OFT gives two firms immunity for providing information on cartel guilty of collective boycotting and fixing fee rates

Six recruitment agencies have been fined a total of £39m by the Office of Fair Trading for price-fixing and working together to boycott another company in the supply of candidates to the construction industry.

The companies which have been fined are A Warwick Associates, CDI AndersElite, Eden Brown, Fusion People, Hays Specialist Recruitment and Henry Recruitment.

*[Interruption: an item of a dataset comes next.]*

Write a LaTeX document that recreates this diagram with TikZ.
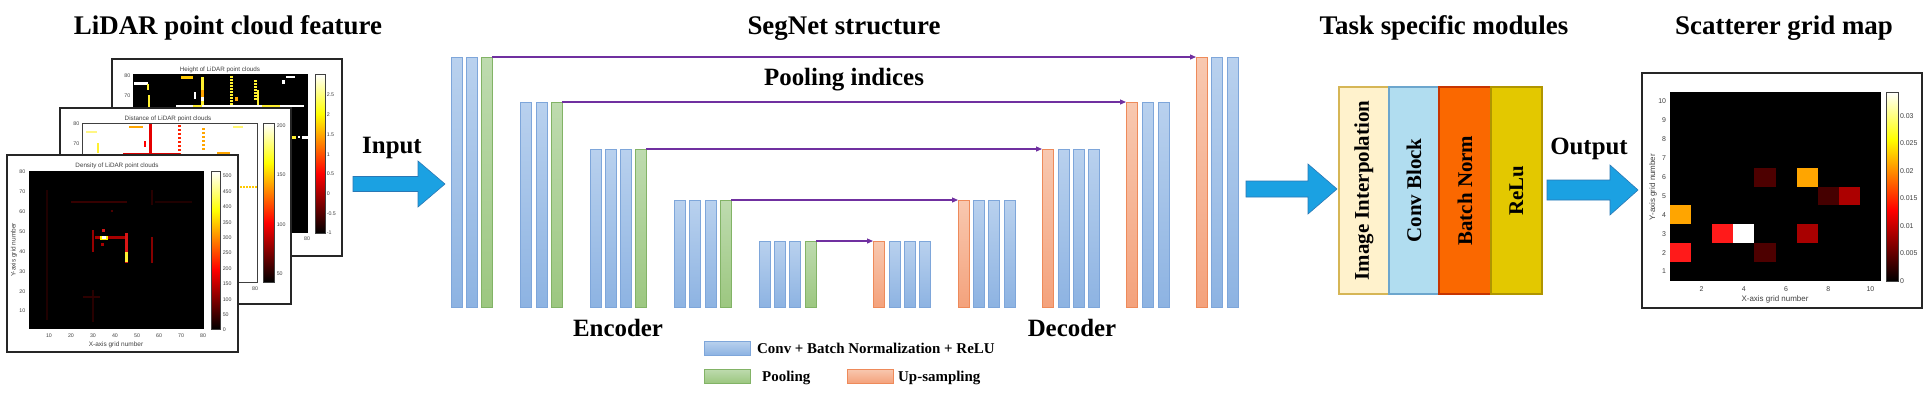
\documentclass[tikz,border=0pt]{standalone}
\usepackage{fontspec}
\setmainfont{Liberation Serif}
\setsansfont{Liberation Sans}
\usetikzlibrary{arrows.meta}
\definecolor{barblueT}{HTML}{B9D1EE}
\definecolor{barblueB}{HTML}{8DB3E2}
\definecolor{barblueD}{HTML}{7EA6DA}
\definecolor{bargreenT}{HTML}{BEDBAF}
\definecolor{bargreenB}{HTML}{9CC780}
\definecolor{bargreenD}{HTML}{82B366}
\definecolor{barorT}{HTML}{F8C8B0}
\definecolor{barorB}{HTML}{F4A27C}
\definecolor{barorD}{HTML}{EE8A5A}
\definecolor{pidx}{HTML}{7030A0}
\definecolor{arrfill}{HTML}{1BA1E2}
\definecolor{arrdraw}{HTML}{2A78B5}
\definecolor{axgray}{HTML}{404040}
\definecolor{creamF}{HTML}{FFF2CC}
\definecolor{creamD}{HTML}{D6B656}
\definecolor{lblueF}{HTML}{B1DDF0}
\definecolor{lblueD}{HTML}{6CA6CD}
\definecolor{orgF}{HTML}{FA6800}
\definecolor{orgD}{HTML}{C73500}
\definecolor{yelF}{HTML}{E3C800}
\definecolor{yelD}{HTML}{B09500}
\definecolor{hotA}{HTML}{4D0000}
\definecolor{hotB}{HTML}{A80000}
\definecolor{hotC}{HTML}{FF1A1A}
\definecolor{hotD}{HTML}{FFA500}
\definecolor{hotE}{HTML}{FFF030}
\newcommand\segbar[4]{\node[#4, anchor=north west, minimum height={(307-#3)*1bp}] (#1) at (#2,#3) {};}
\newcommand\hotbar[4]{%
  \pgfmathsetmacro\hbA{#4-(#4-#2)*0.375}%
  \pgfmathsetmacro\hbB{#4-(#4-#2)*0.75}%
  \shade[bottom color=black, top color=red] (#1,#4) rectangle (#3,\hbA);
  \shade[bottom color=red, top color=yellow] (#1,\hbA) rectangle (#3,\hbB);
  \shade[bottom color=yellow, top color=white] (#1,\hbB) rectangle (#3,#2);
  \draw[axgray, line width=0.4bp] (#1,#2) rectangle (#3,#4);}
\newcommand\scell[3]{\fill[#3] ({1670+(#1-1)*21.1},{281-#2*18.9}) rectangle ++(21.1,18.9);}
\begin{document}
\begin{tikzpicture}[x=1bp,y=-1bp,
  bar/.style={rectangle, inner sep=0, outer sep=0, minimum width=11bp, line width=0.6bp},
  convbar/.style={bar, draw=barblueD, top color=barblueT, bottom color=barblueB},
  poolbar/.style={bar, draw=bargreenD, top color=bargreenT, bottom color=bargreenB},
  upbar/.style={bar, draw=barorD, top color=barorT, bottom color=barorB},
  pidxarrow/.style={draw=pidx, line width=1.1bp, -{Triangle[length=6bp,width=5bp]}},
  blockarrow/.style={fill=arrfill, draw=arrdraw, line width=0.6bp, line join=miter},
  titletxt/.style={font=\fontsize{27}{30}\selectfont\bfseries, anchor=base, inner sep=0},
  lbltxt/.style={font=\fontsize{25}{28}\selectfont\bfseries, anchor=base, inner sep=0},
  modtxt/.style={font=\fontsize{21}{24}\selectfont\bfseries, rotate=90, inner sep=0},
  legtxt/.style={font=\fontsize{15}{17}\selectfont\bfseries, anchor=base west, inner sep=0},
  legbox/.style={rectangle, inner sep=0, outer sep=0, minimum width=46bp, minimum height=14bp, anchor=north west, line width=0.6bp},
  modbox/.style={rectangle, inner sep=0, outer sep=0, minimum height=207bp, anchor=north west, line width=1.2bp},
  panelbox/.style={draw=black!85, fill=white, line width=1.3bp},
  plottitle/.style={font=\sffamily\fontsize{6.3}{7}\selectfont, text=axgray, inner sep=0},
  tickl/.style={font=\sffamily\fontsize{5.3}{6}\selectfont, text=axgray, inner sep=0.6bp},
  tickm/.style={font=\sffamily\fontsize{7}{8}\selectfont, text=axgray, inner sep=0.8bp},
  axlbl/.style={font=\sffamily\fontsize{6.5}{7}\selectfont, text=axgray, inner sep=0},
  axlblm/.style={font=\sffamily\fontsize{8}{9}\selectfont, text=axgray, inner sep=0}]
\useasboundingbox[fill=white] (0,0) rectangle (1932,392);

% ---------------- Titles ----------------
\node[titletxt] (t1) at (228,34) {LiDAR point cloud feature};
\node[titletxt] (t2) at (844,34) {SegNet structure};
\node[titletxt] (t3) at (1444,34) {Task specific modules};
\node[titletxt] (t4) at (1784,34) {Scatterer grid map};

% ---------------- Height panel (back) ----------------
\draw[panelbox] (112,59) rectangle (342,256);
\fill[black] (133,74) rectangle (308,233);
\fill[white] (134,82) rectangle (148,84.5);
\fill[hotE] (146.5,84) rectangle (148.5,90);
\fill[hotE] (148,95) rectangle (150,107);
\fill[hotD!60!yellow] (181,76) rectangle (193,78.5);
\fill[hotE] (201,77) rectangle (203.5,107);
\fill[hotD] (201,90) rectangle (203.5,97);
\fill[white] (201,97) rectangle (203.5,101);
\fill[white] (194,92) rectangle (196,99);
\foreach \yy in {76,79,...,103} \fill[hotE] (230,\yy) rectangle (232.5,\yy+1.8);
\fill[hotD] (235,97) rectangle (238,101);
\foreach \yy in {80,83,...,98} \fill[hotE] (254,\yy) rectangle (256.5,\yy+1.8);
\fill[hotE] (257,90) rectangle (259,106);
\fill[white] (176,105) rectangle (304,107);
\fill[hotE] (193,105) rectangle (202,107);
\fill[hotE] (262,105) rectangle (280,107);
\fill[white] (286,76) rectangle (295,78);
\fill[white] (282,80) rectangle (285,84);
\fill[hotE] (292,136) rectangle (296,139);
\fill[white] (298,136) rectangle (300,138);
\fill[white] (302,136) rectangle (308,139);
\hotbar{315}{74}{325}{233}
\node[plottitle] (htitle) at (220,70) {Height of LiDAR point clouds};
\node[tickl, anchor=east] (hy80) at (131,76) {80};
\node[tickl, anchor=east] (hy70) at (131,96) {70};
\node[tickl] (hx80) at (307,239) {80};
\foreach \k/\t in {0/-1,1/-0.5,2/0,3/0.5,4/1,5/1.5,6/2,7/2.5}
  \node[tickl, anchor=west] (hc\k) at (326,{233-19.7*\k}) {\t};

% ---------------- Distance panel (middle) ----------------
\draw[panelbox] (60,108) rectangle (291,304);
\draw[axgray, line width=0.3bp] (82,123) rectangle (257,282);
\fill[hotE!60] (86,131) rectangle (97,133);
\fill[hotE] (97,143) rectangle (99,153);
\fill[hotD] (129,126) rectangle (143,128);
\fill[red!90!black] (149,124) rectangle (151.5,155);
\fill[red] (143.5,141) rectangle (145.5,147);
\foreach \yy in {125,129,...,153} \fill[red!75!orange] (178,\yy) rectangle (181,\yy+2);
\foreach \yy in {128,132,...,150} \fill[hotD] (202,\yy) rectangle (205,\yy+2);
\fill[red!85!black] (123,152.5) rectangle (180,155);
\fill[hotD] (217,152) rectangle (230,155);
\fill[hotE!70] (233,126) rectangle (243,128);
\foreach \xx in {240,243,...,255} \fill[hotD!60!yellow] (\xx,186) rectangle (\xx+2,188);
\hotbar{263}{123}{274}{282}
\node[plottitle] (dtitle) at (168,119) {Distance of LiDAR point clouds};
\node[tickl, anchor=east] (dy80) at (80,124) {80};
\node[tickl, anchor=east] (dy70) at (80,144) {70};
\node[tickl] (dx80) at (255,289) {80};
\foreach \v in {50,100,150,200}
  \node[tickl, anchor=west] (dc\v) at (276,{274-0.99*(\v-50)}) {\v};

% ---------------- Density panel (front) ----------------
\draw[panelbox] (7,155) rectangle (238,352);
\fill[black] (29,171) rectangle (204,329);
\fill[hotA!40!black] (46,190) rectangle (48,320);
\fill[hotA!70!black] (71,201) rectangle (127,203);
\fill[hotA!40!black] (155,201) rectangle (192,203);
\fill[hotA!50!black] (151,190) rectangle (153,205);
\fill[hotB!90!black] (92,230) rectangle (94,252);
\fill[hotB] (95,236) rectangle (125,239);
\fill[yellow] (100,235.5) rectangle (108,239.5);
\fill[white] (102,236) rectangle (106,239);
\fill[hotC!80!black] (102,229) rectangle (105,232);
\fill[hotB] (101,243) rectangle (104,246);
\fill[hotC!85!black] (125,233) rectangle (127.5,263);
\fill[hotE] (125,252) rectangle (127.5,262);
\fill[hotB!80!black] (151,237) rectangle (153,263);
\fill[hotA] (111,210) rectangle (113,212);
\fill[hotA!50!black] (92,290) rectangle (94,322);
\fill[hotA!60!black] (83,296) rectangle (100,298);
\hotbar{211}{171}{220}{329}
\node[plottitle] (ntitle) at (117,166) {Density of LiDAR point clouds};
\foreach \v in {10,20,...,80} \node[tickl, anchor=east] (ny\v) at (26,{331-1.986*\v}) {\v};
\foreach \v in {10,20,...,80} \node[tickl] (nx\v) at ({27+2.2*\v},336) {\v};
\foreach \v in {0,50,...,500} \node[tickl, anchor=west] (nc\v) at (222,{330-0.308*\v}) {\v};
\node[axlbl] (nxl) at (116,345) {X-axis grid number};
\node[axlbl, rotate=90] (nyl) at (14,250) {Y-axis grid number};

% ---------------- Input arrow ----------------
\draw[blockarrow] (353,176.5) -- (418,176.5) -- (418,161) -- (445,184) -- (418,207) -- (418,191.5) -- (353,191.5) -- cycle;
\node[lbltxt] (inlbl) at (392,153) {Input};

% ---------------- SegNet bars ----------------
\segbar{e11}{451}{57}{convbar}
\segbar{e12}{466}{57}{convbar}
\segbar{p1}{481}{57}{poolbar}
\segbar{e21}{520}{102}{convbar}
\segbar{e22}{536}{102}{convbar}
\segbar{p2}{551}{102}{poolbar}
\segbar{e31}{590}{149}{convbar}
\segbar{e32}{605}{149}{convbar}
\segbar{e33}{620}{149}{convbar}
\segbar{p3}{635}{149}{poolbar}
\segbar{e41}{674}{200}{convbar}
\segbar{e42}{689}{200}{convbar}
\segbar{e43}{705}{200}{convbar}
\segbar{p4}{720}{200}{poolbar}
\segbar{e51}{759}{241}{convbar}
\segbar{e52}{774}{241}{convbar}
\segbar{e53}{789}{241}{convbar}
\segbar{p5}{805}{241}{poolbar}
\segbar{u5}{873}{241}{upbar}
\segbar{d51}{889}{241}{convbar}
\segbar{d52}{904}{241}{convbar}
\segbar{d53}{919}{241}{convbar}
\segbar{u4}{958}{200}{upbar}
\segbar{d41}{973}{200}{convbar}
\segbar{d42}{988}{200}{convbar}
\segbar{d43}{1004}{200}{convbar}
\segbar{u3}{1042}{149}{upbar}
\segbar{d31}{1058}{149}{convbar}
\segbar{d32}{1073}{149}{convbar}
\segbar{d33}{1088}{149}{convbar}
\segbar{u2}{1126}{102}{upbar}
\segbar{d21}{1142}{102}{convbar}
\segbar{d22}{1158}{102}{convbar}
\segbar{u1}{1196}{57}{upbar}
\segbar{d11}{1211}{57}{convbar}
\segbar{d12}{1227}{57}{convbar}
\draw[pidxarrow] (p1.north east) -- (u1.north west);
\draw[pidxarrow] (p2.north east) -- (u2.north west);
\draw[pidxarrow] (p3.north east) -- (u3.north west);
\draw[pidxarrow] (p4.north east) -- (u4.north west);
\draw[pidxarrow] (p5.north east) -- (u5.north west);
\node[lbltxt] (pidxlbl) at (844,85) {Pooling indices};
\node[lbltxt] (enclbl) at (618,336) {Encoder};
\node[lbltxt] (declbl) at (1072,336) {Decoder};

% ---------------- Legend ----------------
\node[legbox, draw=barblueD, top color=barblueT, bottom color=barblueB] (lg1) at (704,341) {};
\node[legtxt] (lg1t) at (757,353) {Conv + Batch Normalization + ReLU};
\node[legbox, draw=bargreenD, top color=bargreenT, bottom color=bargreenB] (lg2) at (704,369) {};
\node[legtxt] (lg2t) at (762,381) {Pooling};
\node[legbox, draw=barorD, top color=barorT, bottom color=barorB] (lg3) at (847,369) {};
\node[legtxt] (lg3t) at (898,381) {Up-sampling};

% ---------------- Middle arrow ----------------
\draw[blockarrow] (1246,181) -- (1308,181) -- (1308,164) -- (1337,189) -- (1308,214) -- (1308,197) -- (1246,197) -- cycle;

% ---------------- Task specific modules ----------------
\node[modbox, fill=creamF, draw=creamD, minimum width=50bp] (m1) at (1339,87) {};
\node[modbox, fill=lblueF, draw=lblueD, minimum width=50bp] (m2) at (1389,87) {};
\node[modbox, fill=orgF, draw=orgD, minimum width=52bp] (m3) at (1439,87) {};
\node[modbox, fill=yelF, draw=yelD, minimum width=51bp] (m4) at (1491,87) {};
\node[modtxt] (m1t) at (m1.center) {Image Interpolation};
\node[modtxt] (m2t) at (m2.center) {Conv Block};
\node[modtxt] (m3t) at (m3.center) {Batch Norm};
\node[modtxt] (m4t) at (m4.center) {ReLu};

% ---------------- Output arrow ----------------
\draw[blockarrow] (1547,180) -- (1610,180) -- (1610,165) -- (1638,190) -- (1610,215) -- (1610,200) -- (1547,200) -- cycle;
\node[lbltxt] (outlbl) at (1589,154) {Output};

% ---------------- Scatterer grid map ----------------
\draw[panelbox] (1642,73) rectangle (1922,308);
\fill[black] (1670,92) rectangle (1881,281);
\scell{1}{4}{hotD}
\scell{1}{2}{hotC}
\scell{3}{3}{hotC}
\scell{4}{3}{white}
\scell{5}{2}{hotA}
\scell{5}{6}{hotA}
\scell{7}{6}{hotD}
\scell{7}{3}{hotB}
\scell{8}{5}{hotA!90!black}
\scell{9}{5}{hotB!95!red}
\hotbar{1886}{92}{1898}{281}
\foreach \j in {1,...,10} \node[tickm, anchor=east] (sy\j) at (1667,{281-(\j-0.5)*18.9}) {\j};
\foreach \i in {2,4,...,10} \node[tickm] (sx\i) at ({1670+(\i-0.5)*21.1},289) {\i};
\foreach \k/\t in {0/0,1/0.005,2/0.01,3/0.015,4/0.02,5/0.025,6/0.03}
  \node[tickm, anchor=west] (sc\k) at (1899,{281-27.5*\k}) {\t};
\node[axlblm] (sxl) at (1775,299) {X-axis grid number};
\node[axlblm, rotate=90] (syl) at (1653,187) {Y-axis grid number};
\end{tikzpicture}
\end{document}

Two other companies were also involved, Beresford Blake Thomas and Hill McGlynn & Associates, but have been granted immunity from fines after providing the OFT with evidence of the cartel.

They have been found guilty of collective boycott after an agreement not to enter into contracts with an intermediary company, Parc UK - a firm which set up in 2003 to act as an intermediary between construction companies and recruitment agencies - and price fixing after agreeing to fix target fee rates for the supply of candidates to construction companies in the UK.

The agencies decided that, instead of competing with Parc, they would form a cartel referred to as the construction recruitment forum. This group met five times between 2004 and 2006 and agreed to boycott Parc and fix the fee rates they would charge to intermediaries, such as Parc.

Each of the agencies applied for and were granted leniency, apart from A Warwick Associates, which is in liquidation. The total level of fines before reductions for leniency were taken into account was £173 million.

Heather Clayton, OFT senior director, said: “This is a serious breach of competition law and the level of fines reflects this. Cartels such as these can impact on other businesses, in this case construction companies, by distorting competition and driving up staff costs. Ultimately it is the consumer and the wider economy that loses out from such behaviour.”